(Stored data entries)
━━━━━━━━━━
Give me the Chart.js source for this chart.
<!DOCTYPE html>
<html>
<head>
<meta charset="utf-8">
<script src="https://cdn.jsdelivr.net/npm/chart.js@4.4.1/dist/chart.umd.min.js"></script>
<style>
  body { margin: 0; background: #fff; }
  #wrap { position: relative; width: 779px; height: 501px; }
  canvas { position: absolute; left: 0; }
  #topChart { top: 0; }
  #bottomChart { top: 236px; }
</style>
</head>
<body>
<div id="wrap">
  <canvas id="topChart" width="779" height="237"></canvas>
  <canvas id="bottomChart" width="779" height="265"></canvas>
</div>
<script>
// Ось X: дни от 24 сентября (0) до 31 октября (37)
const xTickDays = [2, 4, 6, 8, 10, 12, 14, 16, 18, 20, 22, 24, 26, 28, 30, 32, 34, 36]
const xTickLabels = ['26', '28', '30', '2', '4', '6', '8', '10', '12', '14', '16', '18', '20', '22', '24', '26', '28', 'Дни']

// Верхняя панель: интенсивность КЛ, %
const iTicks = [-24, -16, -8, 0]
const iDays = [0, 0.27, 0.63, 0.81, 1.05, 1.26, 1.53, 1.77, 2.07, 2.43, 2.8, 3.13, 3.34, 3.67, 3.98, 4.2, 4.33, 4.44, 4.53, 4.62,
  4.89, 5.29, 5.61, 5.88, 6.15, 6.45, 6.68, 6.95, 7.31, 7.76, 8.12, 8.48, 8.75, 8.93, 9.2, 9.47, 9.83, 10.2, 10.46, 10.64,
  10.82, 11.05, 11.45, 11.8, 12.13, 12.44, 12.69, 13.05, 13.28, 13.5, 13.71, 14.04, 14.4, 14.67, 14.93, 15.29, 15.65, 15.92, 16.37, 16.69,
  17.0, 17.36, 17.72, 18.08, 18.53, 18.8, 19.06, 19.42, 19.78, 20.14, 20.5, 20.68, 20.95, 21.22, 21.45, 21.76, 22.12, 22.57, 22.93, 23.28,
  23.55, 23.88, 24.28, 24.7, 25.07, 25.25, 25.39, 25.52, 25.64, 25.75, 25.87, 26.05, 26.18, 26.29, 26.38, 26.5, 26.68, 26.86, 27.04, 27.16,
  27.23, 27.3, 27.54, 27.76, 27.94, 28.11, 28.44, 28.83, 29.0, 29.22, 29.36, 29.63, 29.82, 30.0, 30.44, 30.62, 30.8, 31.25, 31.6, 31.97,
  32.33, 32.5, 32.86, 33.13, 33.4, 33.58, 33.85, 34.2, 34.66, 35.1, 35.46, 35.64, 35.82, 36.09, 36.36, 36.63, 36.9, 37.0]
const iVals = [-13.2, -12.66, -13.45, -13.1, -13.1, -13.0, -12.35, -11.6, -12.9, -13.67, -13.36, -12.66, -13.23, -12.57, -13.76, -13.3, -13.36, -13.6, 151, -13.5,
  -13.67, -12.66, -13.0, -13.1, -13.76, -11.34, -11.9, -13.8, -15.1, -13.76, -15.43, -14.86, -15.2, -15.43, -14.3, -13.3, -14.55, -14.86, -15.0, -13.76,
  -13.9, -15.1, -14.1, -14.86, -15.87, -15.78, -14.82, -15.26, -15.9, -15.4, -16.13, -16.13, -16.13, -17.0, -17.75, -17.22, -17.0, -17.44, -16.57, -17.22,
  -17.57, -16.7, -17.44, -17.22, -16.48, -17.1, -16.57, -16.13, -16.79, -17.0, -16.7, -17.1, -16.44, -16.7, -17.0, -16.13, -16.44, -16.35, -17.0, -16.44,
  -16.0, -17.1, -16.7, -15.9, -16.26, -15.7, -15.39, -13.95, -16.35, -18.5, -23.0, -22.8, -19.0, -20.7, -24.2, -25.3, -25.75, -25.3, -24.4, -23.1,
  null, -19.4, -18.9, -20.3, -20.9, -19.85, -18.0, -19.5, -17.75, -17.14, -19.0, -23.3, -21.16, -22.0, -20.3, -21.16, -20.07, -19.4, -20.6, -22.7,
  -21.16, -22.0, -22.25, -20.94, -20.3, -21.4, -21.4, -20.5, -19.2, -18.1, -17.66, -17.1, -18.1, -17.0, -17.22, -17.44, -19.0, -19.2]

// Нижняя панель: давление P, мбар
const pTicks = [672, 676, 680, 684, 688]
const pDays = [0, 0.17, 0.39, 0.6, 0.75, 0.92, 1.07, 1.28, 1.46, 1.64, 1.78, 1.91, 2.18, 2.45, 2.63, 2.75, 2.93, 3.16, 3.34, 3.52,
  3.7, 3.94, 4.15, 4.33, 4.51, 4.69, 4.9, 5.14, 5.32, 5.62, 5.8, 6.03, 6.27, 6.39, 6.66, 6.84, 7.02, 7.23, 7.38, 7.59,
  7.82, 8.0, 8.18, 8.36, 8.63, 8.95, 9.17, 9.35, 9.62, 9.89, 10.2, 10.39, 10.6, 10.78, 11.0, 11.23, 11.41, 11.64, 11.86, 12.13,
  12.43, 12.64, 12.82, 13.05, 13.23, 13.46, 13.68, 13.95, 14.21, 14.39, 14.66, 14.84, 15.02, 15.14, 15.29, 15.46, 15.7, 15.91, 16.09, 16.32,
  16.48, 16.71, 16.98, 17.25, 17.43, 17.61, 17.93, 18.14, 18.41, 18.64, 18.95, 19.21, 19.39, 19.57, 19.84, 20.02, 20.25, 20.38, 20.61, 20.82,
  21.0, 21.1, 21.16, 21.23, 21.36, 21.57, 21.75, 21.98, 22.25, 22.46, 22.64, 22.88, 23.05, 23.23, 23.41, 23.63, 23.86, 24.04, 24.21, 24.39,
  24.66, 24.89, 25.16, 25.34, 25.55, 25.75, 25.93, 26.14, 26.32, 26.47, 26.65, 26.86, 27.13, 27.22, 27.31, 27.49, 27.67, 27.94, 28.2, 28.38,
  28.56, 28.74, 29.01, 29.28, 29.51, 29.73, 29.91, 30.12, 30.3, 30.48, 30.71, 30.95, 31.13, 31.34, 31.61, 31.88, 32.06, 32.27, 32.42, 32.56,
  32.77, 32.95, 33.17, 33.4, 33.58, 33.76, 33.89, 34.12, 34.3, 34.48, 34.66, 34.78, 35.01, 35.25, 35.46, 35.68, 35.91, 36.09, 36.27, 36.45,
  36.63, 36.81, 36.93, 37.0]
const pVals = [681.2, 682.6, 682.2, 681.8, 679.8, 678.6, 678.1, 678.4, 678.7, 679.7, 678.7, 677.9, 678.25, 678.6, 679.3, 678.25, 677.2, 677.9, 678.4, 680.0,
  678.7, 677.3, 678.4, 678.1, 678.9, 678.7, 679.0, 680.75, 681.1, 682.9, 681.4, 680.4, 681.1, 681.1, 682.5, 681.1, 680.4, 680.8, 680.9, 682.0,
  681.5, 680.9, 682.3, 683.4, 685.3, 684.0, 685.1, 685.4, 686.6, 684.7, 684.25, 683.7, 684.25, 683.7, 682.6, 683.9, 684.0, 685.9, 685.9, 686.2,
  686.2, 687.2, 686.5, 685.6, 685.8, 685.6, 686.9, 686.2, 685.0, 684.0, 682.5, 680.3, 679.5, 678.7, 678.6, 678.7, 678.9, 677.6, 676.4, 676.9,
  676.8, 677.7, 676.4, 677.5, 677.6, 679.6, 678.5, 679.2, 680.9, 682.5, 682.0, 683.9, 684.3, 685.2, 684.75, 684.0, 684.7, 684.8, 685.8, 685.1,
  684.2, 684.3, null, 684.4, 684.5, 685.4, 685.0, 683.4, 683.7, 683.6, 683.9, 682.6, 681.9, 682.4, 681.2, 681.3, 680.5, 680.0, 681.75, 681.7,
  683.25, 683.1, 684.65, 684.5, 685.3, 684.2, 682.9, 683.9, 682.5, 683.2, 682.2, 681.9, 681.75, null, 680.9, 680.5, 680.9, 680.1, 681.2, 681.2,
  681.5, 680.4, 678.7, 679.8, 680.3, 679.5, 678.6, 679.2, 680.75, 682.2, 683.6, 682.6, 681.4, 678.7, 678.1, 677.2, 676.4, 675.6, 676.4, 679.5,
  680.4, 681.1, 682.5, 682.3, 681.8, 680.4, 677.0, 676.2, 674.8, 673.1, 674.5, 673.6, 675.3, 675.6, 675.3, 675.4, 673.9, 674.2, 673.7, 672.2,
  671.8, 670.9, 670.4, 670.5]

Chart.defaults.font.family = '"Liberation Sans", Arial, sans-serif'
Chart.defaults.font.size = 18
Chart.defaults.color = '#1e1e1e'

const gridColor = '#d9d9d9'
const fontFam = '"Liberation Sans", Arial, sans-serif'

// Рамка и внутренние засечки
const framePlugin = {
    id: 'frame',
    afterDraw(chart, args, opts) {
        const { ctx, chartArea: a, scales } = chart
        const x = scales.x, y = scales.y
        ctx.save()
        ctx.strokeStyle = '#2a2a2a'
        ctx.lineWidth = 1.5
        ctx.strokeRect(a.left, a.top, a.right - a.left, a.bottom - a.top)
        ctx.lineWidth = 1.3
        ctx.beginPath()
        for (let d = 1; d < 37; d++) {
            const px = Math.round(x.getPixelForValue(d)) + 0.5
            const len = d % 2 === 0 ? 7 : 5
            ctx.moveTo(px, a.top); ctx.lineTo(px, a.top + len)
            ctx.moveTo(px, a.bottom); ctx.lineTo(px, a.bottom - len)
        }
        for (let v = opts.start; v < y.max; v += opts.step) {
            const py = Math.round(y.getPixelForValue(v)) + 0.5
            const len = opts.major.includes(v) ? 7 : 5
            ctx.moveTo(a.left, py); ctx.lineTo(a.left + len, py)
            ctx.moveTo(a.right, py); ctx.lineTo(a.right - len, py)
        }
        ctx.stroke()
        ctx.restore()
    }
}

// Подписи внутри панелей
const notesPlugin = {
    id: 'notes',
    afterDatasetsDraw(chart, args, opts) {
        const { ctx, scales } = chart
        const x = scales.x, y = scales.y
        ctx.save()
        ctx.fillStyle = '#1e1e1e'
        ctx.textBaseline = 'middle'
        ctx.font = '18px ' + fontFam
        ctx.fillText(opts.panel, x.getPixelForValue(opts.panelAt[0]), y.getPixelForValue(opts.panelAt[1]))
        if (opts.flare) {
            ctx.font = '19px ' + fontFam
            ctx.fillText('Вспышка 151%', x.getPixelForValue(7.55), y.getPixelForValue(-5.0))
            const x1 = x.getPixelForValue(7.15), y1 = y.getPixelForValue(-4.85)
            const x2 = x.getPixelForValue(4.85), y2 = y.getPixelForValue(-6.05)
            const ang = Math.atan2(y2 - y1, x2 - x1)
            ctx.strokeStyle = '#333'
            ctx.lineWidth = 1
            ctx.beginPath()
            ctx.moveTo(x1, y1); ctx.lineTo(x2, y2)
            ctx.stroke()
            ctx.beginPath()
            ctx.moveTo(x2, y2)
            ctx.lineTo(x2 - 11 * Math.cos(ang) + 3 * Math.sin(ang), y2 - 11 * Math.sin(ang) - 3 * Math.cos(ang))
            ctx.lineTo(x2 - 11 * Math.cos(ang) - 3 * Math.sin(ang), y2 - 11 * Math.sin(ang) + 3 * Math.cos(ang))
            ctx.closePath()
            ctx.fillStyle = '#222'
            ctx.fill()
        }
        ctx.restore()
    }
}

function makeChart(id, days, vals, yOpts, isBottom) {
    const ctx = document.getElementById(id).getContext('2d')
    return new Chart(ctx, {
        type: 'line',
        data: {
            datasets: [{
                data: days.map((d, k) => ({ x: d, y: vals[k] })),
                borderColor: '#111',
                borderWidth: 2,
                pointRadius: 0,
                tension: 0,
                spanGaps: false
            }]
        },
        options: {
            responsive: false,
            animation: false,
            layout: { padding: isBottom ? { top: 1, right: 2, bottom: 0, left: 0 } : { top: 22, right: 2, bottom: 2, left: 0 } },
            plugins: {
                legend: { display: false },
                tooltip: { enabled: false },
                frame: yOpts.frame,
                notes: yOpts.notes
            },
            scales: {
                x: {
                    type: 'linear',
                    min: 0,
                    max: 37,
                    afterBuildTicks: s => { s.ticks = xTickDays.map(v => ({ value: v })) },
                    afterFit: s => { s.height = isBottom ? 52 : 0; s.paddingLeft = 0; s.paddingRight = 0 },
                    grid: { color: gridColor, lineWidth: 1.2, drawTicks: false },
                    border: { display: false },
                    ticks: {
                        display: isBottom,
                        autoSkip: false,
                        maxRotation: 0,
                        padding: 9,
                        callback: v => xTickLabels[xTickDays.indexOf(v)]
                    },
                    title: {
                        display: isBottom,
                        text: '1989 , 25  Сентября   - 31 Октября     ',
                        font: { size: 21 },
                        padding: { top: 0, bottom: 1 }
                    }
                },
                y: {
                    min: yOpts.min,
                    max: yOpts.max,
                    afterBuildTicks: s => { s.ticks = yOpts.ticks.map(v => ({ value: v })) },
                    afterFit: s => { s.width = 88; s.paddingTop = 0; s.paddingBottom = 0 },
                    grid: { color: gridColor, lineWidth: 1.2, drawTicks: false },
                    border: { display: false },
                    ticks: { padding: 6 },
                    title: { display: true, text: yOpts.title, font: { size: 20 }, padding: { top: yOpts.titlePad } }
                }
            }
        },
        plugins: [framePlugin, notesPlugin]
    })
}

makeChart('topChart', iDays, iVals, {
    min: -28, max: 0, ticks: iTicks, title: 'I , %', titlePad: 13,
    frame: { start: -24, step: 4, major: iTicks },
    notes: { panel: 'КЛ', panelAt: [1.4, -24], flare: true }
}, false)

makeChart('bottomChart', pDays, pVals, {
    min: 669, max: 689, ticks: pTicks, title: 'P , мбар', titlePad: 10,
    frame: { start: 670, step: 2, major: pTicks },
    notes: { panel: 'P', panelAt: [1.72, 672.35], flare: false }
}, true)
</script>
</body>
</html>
━━━━━━━━━━
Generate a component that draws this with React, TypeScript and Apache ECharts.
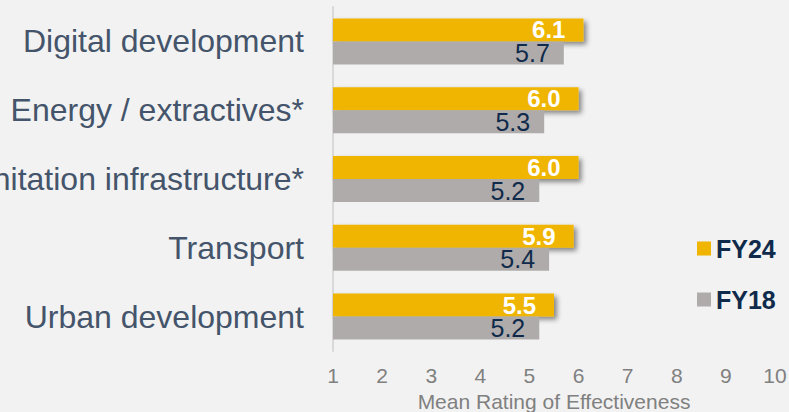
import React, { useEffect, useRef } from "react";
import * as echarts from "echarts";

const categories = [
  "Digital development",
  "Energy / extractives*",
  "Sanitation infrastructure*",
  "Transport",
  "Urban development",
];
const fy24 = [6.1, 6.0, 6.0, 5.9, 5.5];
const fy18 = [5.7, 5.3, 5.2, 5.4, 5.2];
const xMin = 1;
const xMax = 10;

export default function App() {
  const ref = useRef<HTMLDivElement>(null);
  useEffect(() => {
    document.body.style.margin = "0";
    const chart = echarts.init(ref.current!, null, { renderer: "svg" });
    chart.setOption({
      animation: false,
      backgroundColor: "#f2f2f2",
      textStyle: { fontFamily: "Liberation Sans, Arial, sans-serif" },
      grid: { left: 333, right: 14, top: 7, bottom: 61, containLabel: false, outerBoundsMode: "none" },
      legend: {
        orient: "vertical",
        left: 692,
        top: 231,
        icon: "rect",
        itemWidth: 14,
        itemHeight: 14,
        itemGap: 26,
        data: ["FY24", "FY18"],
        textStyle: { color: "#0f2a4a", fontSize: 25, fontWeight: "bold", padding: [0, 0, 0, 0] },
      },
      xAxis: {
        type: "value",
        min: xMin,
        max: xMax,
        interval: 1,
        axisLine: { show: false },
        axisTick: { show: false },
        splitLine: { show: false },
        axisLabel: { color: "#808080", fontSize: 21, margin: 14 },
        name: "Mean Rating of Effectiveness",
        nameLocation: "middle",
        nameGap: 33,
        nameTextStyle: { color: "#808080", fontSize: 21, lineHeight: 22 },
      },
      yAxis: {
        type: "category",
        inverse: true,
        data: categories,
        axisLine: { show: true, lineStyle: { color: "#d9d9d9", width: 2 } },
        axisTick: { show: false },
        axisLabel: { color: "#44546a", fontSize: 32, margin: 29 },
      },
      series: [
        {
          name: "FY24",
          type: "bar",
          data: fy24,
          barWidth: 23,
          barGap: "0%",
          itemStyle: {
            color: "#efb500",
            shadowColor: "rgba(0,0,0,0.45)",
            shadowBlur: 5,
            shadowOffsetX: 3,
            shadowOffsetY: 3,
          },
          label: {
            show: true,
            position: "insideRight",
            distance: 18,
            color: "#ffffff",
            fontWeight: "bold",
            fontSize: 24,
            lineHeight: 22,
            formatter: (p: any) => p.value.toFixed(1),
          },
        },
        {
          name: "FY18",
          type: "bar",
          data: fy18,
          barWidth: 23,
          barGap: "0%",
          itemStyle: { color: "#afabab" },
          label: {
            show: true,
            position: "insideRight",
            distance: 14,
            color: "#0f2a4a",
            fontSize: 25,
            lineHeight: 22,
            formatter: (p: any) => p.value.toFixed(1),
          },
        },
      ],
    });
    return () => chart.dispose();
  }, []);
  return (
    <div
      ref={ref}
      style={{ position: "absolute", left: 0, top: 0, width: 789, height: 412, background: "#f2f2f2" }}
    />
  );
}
━━━━━━━━━━
> [Your objective]
Among the entries above, locate the line with "Generate a component" and the line with "import * as". Give those two lines and all lines between them again, exactly, leaving out the pictures.

> [Exercise solution]
Generate a component that draws this with React, TypeScript and Apache ECharts.
import React, { useEffect, useRef } from "react";
import * as echarts from "echarts";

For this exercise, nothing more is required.